Memorial To Heroes Of The Marine Engine Room
- WRENN ID
- tattered-turret-blackthorn
- Grade
- II*
- Local Planning Authority
- Liverpool
- Country
- England
- Date first listed
- 14 March 1975
- Type
- Monument
- Source
- Historic England listing
Description
Monument. This memorial was designed in 1916 by Sir William Goscombe John, originally to commemorate the engineers of the SS Titanic. It stands on the west end of St Nicholas Place, Liverpool.

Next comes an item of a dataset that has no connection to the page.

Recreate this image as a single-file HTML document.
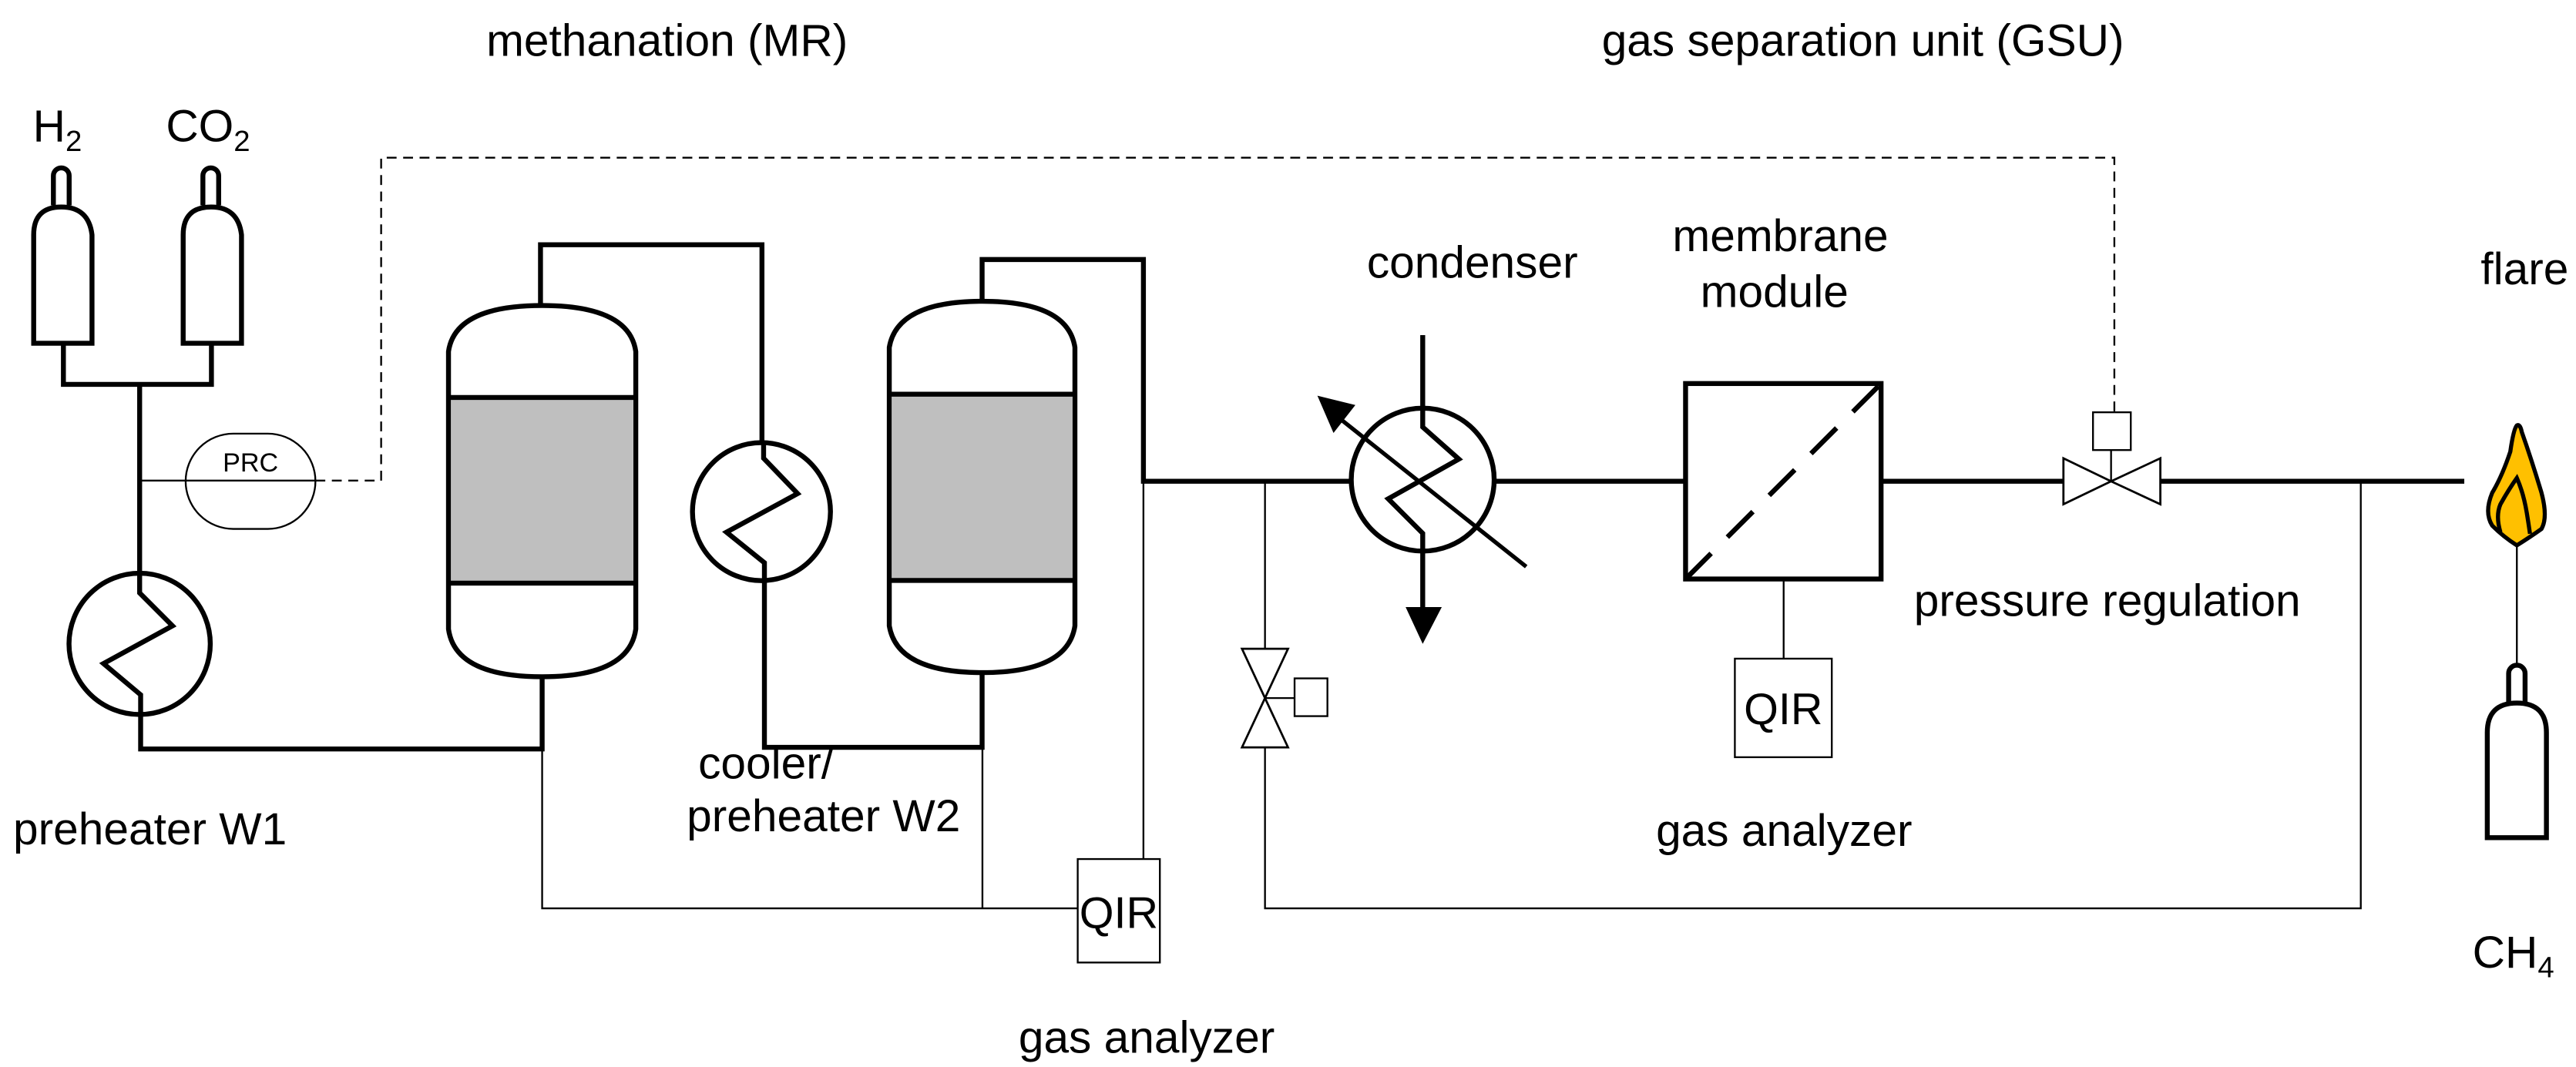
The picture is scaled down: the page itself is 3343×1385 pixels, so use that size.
<!DOCTYPE html>
<html><head><meta charset="utf-8"><style>
html,body{margin:0;padding:0;background:#fff;}
svg{display:block;}
text{font-family:"Liberation Sans",Arial,sans-serif;fill:#000;}
</style></head><body>
<svg width="3343" height="1385" viewBox="0 0 1568 649.6" xmlns="http://www.w3.org/2000/svg">
<g fill="none" stroke="#000" stroke-width="3" stroke-linejoin="miter">
<!-- H2 cylinder -->
<path d="M32.5,125 V107 a4.8,4.8 0 0 1 9.6,0 V125"/>
<path d="M20.5,209 V143 Q20.5,126 37.3,126 Q54,126 56,143 V209 Z"/>
<!-- CO2 cylinder -->
<path d="M123.5,125 V107 a4.8,4.8 0 0 1 9.6,0 V125"/>
<path d="M111.5,209 V143 Q111.5,126 128.5,126 Q145,126 147,143 V209 Z"/>
<path d="M38.6,209 V234 H128.7 V209"/>
<path d="M85,234 V349"/>
<!-- preheater W1 -->
<circle cx="85" cy="392" r="43"/>
<path d="M85,349 V361 L105,381 L63,404 L85.6,423 V456 H330 V412"/>
<!-- reactor 1 -->
<path d="M273,214 Q277,186 330,186 Q383,186 387,214 V383 Q383,412 330,412 Q277,412 273,383 Z"/>
<rect x="274.5" y="242" width="111" height="113" fill="#bfbfbf" stroke="none"/>
<path d="M273,242 H387 M273,355 H387"/>
<path d="M329,186 V149 H463.8 V269"/>
<!-- W2 -->
<circle cx="463.5" cy="311.5" r="42"/>
<path d="M464.8,269 V279 L485.5,300.5 L442.2,324 L465.3,342.6 V455 H597.8 V409.5"/>
<!-- reactor 2 -->
<path d="M541.3,211.5 Q546,183.4 598,183.4 Q650,183.4 654.3,211.5 V381 Q650,409.5 598,409.5 Q546,409.5 541.3,381 Z"/>
<rect x="542.8" y="240" width="110" height="113" fill="#bfbfbf" stroke="none"/>
<path d="M541.3,240 H654.3 M541.3,353.4 H654.3"/>
<path d="M597.8,183.4 V158 H696 V293 H822"/>
<!-- condenser -->
<circle cx="866" cy="292" r="43.5"/>
<path d="M866,204 V260 L888,279.5 L845,303.7 L866,324.7 V372"/>
<path d="M929,345 L812,252" stroke-width="2.5"/>
<path d="M910,293 H1026 M1145,293 H1256 M1315,293 H1500"/>
<!-- membrane -->
<rect x="1026" y="233.5" width="119" height="119"/>
<path d="M1026,352.5 L1145,233.5" stroke-dasharray="22,14"/>
<!-- valve horizontal -->
<path d="M1256,279 L1285,293 L1256,307 Z M1315,279 L1285,293 L1315,307 Z" stroke-width="1.3"/>
<!-- vertical valve -->
<path d="M756,395 L770,425 L784,395 Z M756,455 L770,425 L784,455 Z" stroke-width="1.3"/>
</g>
<!-- arrowheads -->
<polygon points="866,392 855.6,369.6 877.6,369.6" fill="#000"/>
<polygon points="801.9,240.9 825,246.6 811.7,263.6" fill="#000"/>
<g fill="none" stroke="#000" stroke-width="1.1">
<path d="M85,292.6 H192"/>
<rect x="113" y="264" width="79" height="58" rx="29" ry="29"/>
<path d="M1285,293 V274 M770,425 H788"/>
<rect x="1274" y="251" width="23" height="23"/>
<rect x="788" y="413" width="20" height="23"/>
<path d="M330,456 V553 H656 M598,455 V553 M696,293 V523"/>
<rect x="656" y="523" width="50" height="63"/>
<path d="M1085.7,352.5 V401"/>
<rect x="1056" y="401" width="59" height="60"/>
<path d="M770,293 V395 M770,455 V553 H1437 V293"/>
<path d="M1532,332 V405"/>
</g>
<path d="M192,292.6 H232 V96 H1287 V251" fill="none" stroke="#000" stroke-width="1.1" stroke-dasharray="6,4"/>
<!-- flare -->
<path d="M1532,259 Q1530,261 1528,275 Q1523,290 1517,300 Q1512,312 1517,320 Q1524,327 1532,332 Q1540,327 1547,322 Q1551,315 1547,300 Q1541,280 1535,263 Q1534,258 1532,259 Z" fill="#ffc000" stroke="#000" stroke-width="2.5"/>
<path d="M1522,324 Q1519,314 1522,307 Q1527,298 1532,291 Q1536,300 1538,312 Q1539,318 1540,325" fill="none" stroke="#000" stroke-width="2.5"/>
<!-- CH4 cylinder -->
<g fill="none" stroke="#000" stroke-width="3">
<path d="M1527,428 V410 a5,5 0 0 1 10,0 V428"/>
<path d="M1514,510 V446 Q1514,428 1532,428 Q1550,428 1550,446 V510 Z"/>
</g>
<!-- labels -->
<g font-size="27.5">
<text x="296" y="34">methanation (MR)</text>
<text x="975" y="34">gas separation unit (GSU)</text>
<text x="20" y="86">H<tspan font-size="18" dy="6">2</tspan></text>
<text x="101" y="86">CO<tspan font-size="18" dy="6">2</tspan></text>
<text x="832" y="169">condenser</text>
<text x="1018" y="153">membrane</text>
<text x="1035" y="187">module</text>
<text x="1510" y="173">flare</text>
<text x="1165" y="375">pressure regulation</text>
<text x="8" y="514">preheater W1</text>
<text x="425" y="474">cooler/</text>
<text x="418" y="506">preheater W2</text>
<text x="1008" y="515">gas analyzer</text>
<text x="620" y="641">gas analyzer</text>
<text x="1505" y="589">CH<tspan font-size="18" dy="6">4</tspan></text>
</g>
<g font-size="27" text-anchor="middle">
<text x="681" y="565">QIR</text>
<text x="1085.5" y="441">QIR</text>
</g>
<text x="152.5" y="287" font-size="16" text-anchor="middle">PRC</text>
</svg>
</body></html>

The memorial is a banded granite obelisk, 14.5 metres high, rising from a pedestal that sits upon a tall, square, chamfered plinth. Carved in relief on the east and west faces of the pedestal are life-size figures representing the Engine Room Heroes: stokers are depicted on the east face and engineers on the west. Corner carvings at the base of the obelisk, above the figures, represent Water (northwest), Earth (northeast), Fire (southeast), and Air (southwest). Stylised waves in low relief appear between these carvings, with a rising sun emerging on each face. At the top of the obelisk, on each face, a draped female form symbolises the sea. The figures grasp breech buoys and are grouped beneath a gilded torch flame that crowns the monument. An inscription on the south face reads: "THE BRAVE DO NOT DIE / THEIR DEEDS LIVE ON FOREVER / AND CALL UPON US / TO EMULATE THEIR COURAGE / AND DEVOTION TO DUTY”. The north face bears the inscription: "IN HONOUR OF / ALL HEROES OF THE / MARINE ENGINE ROOM / THIS MEMORIAL / WAS ERECTED BY / INTERNATIONAL SUBSCRIPTION / MCMXVI”.
Originally intended to commemorate the 32 Titanic engineers who remained at their posts to allow passengers to escape, the memorial was subsequently dedicated to all maritime engine room fatalities due to the high loss of life at sea during the First World War. It is considered to have influenced the design of later war memorials, particularly in its portrayal of ordinary people rather than social or military elites, and is thought to be one of the most artistically significant memorials to the Titanic disaster.